GIVEN INSTRUCTION: Go through the material below and copy each line where the word "with" appears.

COLLECTED MATERIAL:
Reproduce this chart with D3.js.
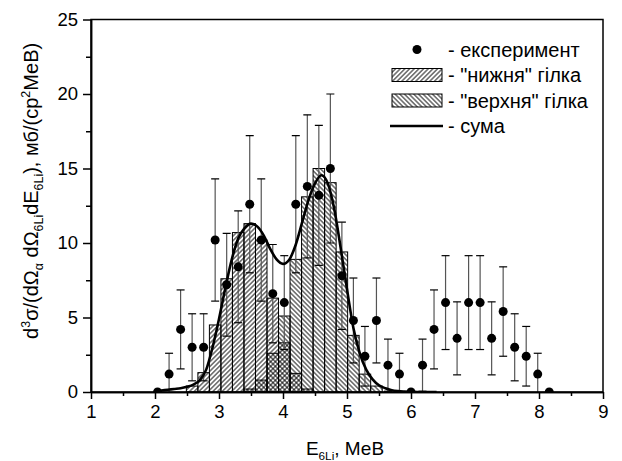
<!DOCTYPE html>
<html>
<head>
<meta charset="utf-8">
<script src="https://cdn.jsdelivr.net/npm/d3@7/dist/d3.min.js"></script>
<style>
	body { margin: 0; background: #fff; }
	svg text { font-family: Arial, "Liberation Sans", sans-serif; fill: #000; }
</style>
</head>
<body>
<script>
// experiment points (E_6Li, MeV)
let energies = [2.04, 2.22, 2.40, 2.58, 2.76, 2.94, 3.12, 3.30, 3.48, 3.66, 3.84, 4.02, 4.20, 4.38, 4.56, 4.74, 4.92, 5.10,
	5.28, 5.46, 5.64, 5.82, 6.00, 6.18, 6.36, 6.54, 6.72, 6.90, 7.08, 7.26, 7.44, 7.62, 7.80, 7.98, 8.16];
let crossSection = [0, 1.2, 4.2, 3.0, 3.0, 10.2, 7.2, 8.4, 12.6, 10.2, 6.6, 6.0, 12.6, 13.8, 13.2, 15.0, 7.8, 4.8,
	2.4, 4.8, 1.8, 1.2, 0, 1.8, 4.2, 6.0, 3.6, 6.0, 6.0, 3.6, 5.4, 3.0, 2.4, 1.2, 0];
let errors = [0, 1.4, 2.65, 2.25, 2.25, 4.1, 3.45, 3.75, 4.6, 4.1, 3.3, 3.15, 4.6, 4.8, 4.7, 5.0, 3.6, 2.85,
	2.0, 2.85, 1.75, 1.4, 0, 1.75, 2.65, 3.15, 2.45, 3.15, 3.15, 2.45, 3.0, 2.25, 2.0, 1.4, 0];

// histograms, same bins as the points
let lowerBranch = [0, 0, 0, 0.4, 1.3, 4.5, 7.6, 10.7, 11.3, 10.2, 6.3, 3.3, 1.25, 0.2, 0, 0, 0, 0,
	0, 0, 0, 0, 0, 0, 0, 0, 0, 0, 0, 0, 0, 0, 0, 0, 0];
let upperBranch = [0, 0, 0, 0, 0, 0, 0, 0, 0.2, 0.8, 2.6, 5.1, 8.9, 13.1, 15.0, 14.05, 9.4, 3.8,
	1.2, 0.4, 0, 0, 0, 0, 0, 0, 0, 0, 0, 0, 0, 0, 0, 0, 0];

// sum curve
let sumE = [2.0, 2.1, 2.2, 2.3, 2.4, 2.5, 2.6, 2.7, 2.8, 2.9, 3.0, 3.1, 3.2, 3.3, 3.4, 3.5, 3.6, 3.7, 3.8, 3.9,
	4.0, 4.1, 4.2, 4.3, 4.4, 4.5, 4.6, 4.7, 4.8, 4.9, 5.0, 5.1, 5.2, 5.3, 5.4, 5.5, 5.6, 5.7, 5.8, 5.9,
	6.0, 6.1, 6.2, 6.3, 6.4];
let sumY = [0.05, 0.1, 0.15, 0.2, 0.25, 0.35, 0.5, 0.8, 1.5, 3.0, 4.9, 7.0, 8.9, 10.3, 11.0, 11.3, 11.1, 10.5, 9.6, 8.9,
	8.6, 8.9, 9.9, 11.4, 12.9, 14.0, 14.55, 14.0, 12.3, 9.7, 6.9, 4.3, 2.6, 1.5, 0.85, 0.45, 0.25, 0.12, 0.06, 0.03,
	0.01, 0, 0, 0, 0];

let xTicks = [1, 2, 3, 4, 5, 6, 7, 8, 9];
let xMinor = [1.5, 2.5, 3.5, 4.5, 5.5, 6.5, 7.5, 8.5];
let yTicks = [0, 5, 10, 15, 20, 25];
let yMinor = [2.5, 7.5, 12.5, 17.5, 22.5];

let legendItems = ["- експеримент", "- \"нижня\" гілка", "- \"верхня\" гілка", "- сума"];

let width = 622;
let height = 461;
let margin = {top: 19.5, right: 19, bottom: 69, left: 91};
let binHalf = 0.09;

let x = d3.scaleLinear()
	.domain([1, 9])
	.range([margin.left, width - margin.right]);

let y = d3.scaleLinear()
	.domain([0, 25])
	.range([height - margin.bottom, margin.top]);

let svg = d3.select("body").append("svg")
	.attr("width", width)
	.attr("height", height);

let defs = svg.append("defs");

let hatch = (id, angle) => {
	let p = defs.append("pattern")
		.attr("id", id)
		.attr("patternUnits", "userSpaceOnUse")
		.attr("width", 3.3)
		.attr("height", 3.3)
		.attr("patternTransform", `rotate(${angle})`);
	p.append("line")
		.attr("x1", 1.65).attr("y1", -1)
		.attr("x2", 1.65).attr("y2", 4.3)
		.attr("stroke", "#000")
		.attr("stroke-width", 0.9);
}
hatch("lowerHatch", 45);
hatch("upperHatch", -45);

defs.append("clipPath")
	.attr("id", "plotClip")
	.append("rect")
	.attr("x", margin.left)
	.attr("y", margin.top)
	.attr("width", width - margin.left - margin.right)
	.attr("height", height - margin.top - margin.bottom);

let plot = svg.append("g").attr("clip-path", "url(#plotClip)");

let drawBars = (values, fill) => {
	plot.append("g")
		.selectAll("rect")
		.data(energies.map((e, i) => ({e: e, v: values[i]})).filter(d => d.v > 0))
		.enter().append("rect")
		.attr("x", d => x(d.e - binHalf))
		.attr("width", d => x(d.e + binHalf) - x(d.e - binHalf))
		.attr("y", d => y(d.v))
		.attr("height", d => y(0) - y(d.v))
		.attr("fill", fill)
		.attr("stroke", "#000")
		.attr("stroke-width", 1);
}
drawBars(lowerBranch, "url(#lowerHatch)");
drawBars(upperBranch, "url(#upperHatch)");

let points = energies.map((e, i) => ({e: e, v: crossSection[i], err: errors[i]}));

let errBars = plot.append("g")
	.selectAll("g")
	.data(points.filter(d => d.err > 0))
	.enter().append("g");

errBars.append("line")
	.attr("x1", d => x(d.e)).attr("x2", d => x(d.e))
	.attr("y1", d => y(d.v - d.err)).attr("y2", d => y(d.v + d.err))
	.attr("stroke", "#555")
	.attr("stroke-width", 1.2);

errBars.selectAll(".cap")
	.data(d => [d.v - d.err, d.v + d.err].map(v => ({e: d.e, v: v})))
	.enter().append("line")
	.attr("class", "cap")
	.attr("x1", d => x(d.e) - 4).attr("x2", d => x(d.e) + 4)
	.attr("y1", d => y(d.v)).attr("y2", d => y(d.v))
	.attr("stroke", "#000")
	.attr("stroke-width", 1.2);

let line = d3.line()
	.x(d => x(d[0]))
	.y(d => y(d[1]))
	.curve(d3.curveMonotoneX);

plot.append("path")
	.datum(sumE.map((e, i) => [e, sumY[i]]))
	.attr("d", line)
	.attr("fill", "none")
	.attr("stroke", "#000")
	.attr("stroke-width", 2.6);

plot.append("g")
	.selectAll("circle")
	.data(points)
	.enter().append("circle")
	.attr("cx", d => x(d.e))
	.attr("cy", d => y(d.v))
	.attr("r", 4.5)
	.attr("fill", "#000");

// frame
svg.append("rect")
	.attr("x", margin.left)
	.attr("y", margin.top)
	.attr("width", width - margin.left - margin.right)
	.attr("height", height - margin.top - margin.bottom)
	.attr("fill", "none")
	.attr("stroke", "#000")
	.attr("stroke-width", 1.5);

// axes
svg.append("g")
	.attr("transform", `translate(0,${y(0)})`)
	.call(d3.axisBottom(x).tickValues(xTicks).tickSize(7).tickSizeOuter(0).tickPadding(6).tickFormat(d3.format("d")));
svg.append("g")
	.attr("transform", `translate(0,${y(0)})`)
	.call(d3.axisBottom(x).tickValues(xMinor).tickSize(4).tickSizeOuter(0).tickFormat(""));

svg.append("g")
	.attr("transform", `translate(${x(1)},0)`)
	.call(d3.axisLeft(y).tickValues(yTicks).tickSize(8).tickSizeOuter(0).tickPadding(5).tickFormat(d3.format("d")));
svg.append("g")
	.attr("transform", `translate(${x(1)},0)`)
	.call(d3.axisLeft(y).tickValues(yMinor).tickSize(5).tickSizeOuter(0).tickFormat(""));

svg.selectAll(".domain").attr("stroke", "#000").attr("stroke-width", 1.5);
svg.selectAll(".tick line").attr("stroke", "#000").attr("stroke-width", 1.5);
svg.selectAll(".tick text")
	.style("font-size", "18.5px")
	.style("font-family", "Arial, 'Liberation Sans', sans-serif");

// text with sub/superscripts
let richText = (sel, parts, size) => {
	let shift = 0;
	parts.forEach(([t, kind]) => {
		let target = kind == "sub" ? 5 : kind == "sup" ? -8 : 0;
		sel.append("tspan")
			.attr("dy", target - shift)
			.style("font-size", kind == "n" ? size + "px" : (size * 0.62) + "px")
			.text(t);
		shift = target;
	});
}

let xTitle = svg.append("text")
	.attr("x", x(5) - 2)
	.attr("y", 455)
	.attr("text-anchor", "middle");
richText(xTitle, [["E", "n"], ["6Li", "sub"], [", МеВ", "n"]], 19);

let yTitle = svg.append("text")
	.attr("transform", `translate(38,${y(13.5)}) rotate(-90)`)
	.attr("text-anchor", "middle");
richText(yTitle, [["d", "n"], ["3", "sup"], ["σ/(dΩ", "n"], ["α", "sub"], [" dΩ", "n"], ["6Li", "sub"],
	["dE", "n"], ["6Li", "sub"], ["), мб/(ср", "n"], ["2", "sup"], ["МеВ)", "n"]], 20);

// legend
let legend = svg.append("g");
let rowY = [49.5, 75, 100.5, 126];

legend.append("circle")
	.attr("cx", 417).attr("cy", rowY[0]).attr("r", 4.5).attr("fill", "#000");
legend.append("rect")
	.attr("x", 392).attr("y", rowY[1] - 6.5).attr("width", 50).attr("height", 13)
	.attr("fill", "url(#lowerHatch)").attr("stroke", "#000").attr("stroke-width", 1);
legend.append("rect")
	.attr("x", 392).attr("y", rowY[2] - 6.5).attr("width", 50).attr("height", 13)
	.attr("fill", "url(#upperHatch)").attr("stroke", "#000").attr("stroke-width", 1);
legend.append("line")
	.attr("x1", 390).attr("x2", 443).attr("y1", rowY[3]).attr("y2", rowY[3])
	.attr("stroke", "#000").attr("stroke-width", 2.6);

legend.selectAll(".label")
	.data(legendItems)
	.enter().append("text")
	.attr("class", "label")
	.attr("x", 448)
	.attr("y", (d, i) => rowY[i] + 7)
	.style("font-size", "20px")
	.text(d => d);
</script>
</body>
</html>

TASK RESULT:
Reproduce this chart with D3.js.
// text with sub/superscripts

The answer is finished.